ミドルアイアンが打てなくなったので、それに代わるユーティリティが欲しいです、と相談に来られる人は結構みえます。アイアンが打てないという事は、殆どの場合ボールがうまく上がらないと言ってよいでしょう。
トッププロや、ハードヒッターの弾道は、かなり高いのですが、一般のアマチュアが使用するアイアンと、プロが使うアイアンのロフトは大きく違わないはずです。ロフトが大きく違わなければ、打ちだし角度に大きな差は無いはずなので、弾道の高さに大きな差が出るのは、ボールに発生しているバックスピンの量に差があると言えます。バックスピンは、弾道に対して、垂直方向に揚力が発生するので、ボールは上へ、上へと動こうとします。
バックスピンの少ない弾道は、ボールが打ち出された直後から、垂直方向の揚力が少ないために、「ボールが早く落ちる」印象をプレーヤーは受けます。そこで、もう少し高くにボールを打とうとして、ボールを上げよう、または俗にいう「すくう」ような打ち方をすると、バックスピンは少なくなるので、低い弾道のショットになります。これが、アイアンがうまく打てない人が、陥るパターンと考えられます。
では、どうしたらある程度のバックスピンのかかったショットが打てるのでしょうか?ヘッドスピードは、バックスピンの量に大きな影響を与えます。加齢とか、女性であるからの理由で、ヘッドスピードが多くないから、アイアンがうまく打てないと諦めることはありません。
「ダウンブロー」という言葉は、昔からよく耳にすることがありますが、上から下に向かってクラブを振り下ろすことによって、ボールに大きなスピンをかける代名詞として使われていますが、これには注意をしないと、バックスピンがかからないだけではなく、スイング自体を壊すことにもなりかねません。バックスピンがかかりやすい、インパクトでのヘッドの動きは、クラブフェースが上を向くのではなく、少しフースが下を向く、違う表現では少しロフトが立つような動きが、スピンをかけてくれます(縦方向のギア効果です)。

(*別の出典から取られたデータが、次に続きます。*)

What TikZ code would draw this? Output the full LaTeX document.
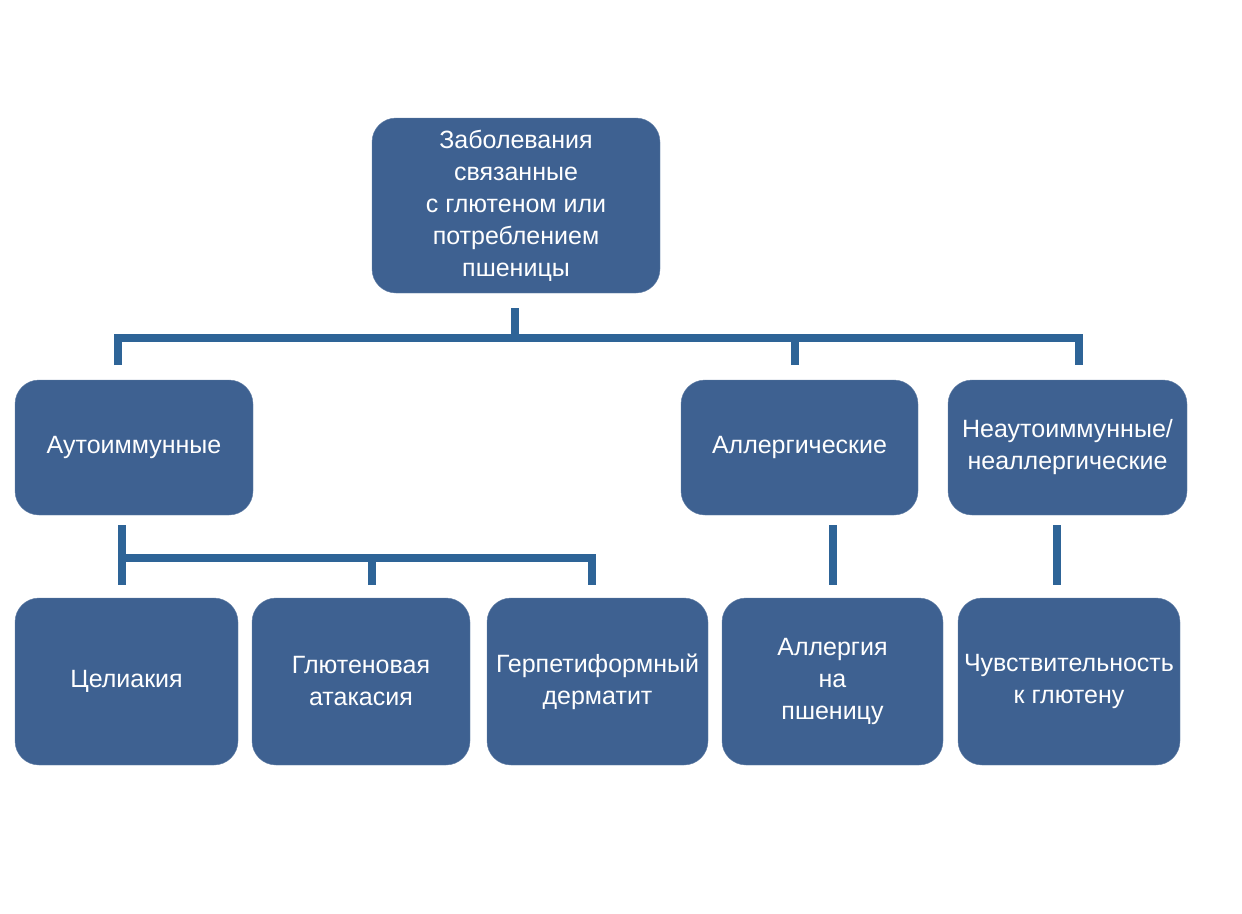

私が考えるバックスピンがかかりやすい練習方法を、1つ紹介します。写真は、練習マットの上にボールがあり、その横にティーが置いてあります。ティーの方向にスイングするのですが、マットの上のボールを打つ時に、ティーのすぐ下のマットを擦るように打つことです。この方法は、相当昔に誰かに教えてもらったような記憶がありますが、今も良い練習方法だと思っています。マットを擦るようにスイングすると、クラブフェースは上の方を向きにくく、インパクトゾーンではフェースの角度は同じか、フェースがターンすることによって、ロフトが立つ動きをします。この動きがスピンを増加してくれます。
以前練習に来ていた女性が、熱心な方で、そのとき60歳代だったとおもいますが、マットを擦るこの打ち方を一生懸命練習されて、最終的には4番アイアンをフェアウエィから打つようになりました。体力も普通の方です。アイアンが苦手という皆さんも、1度試してみる価値はあると思います。ただし、1か月や2か月の練習で、体得できる技術ではないと思いますので、半年先にマスターできればいいという気持ちで、取り組んでみてください。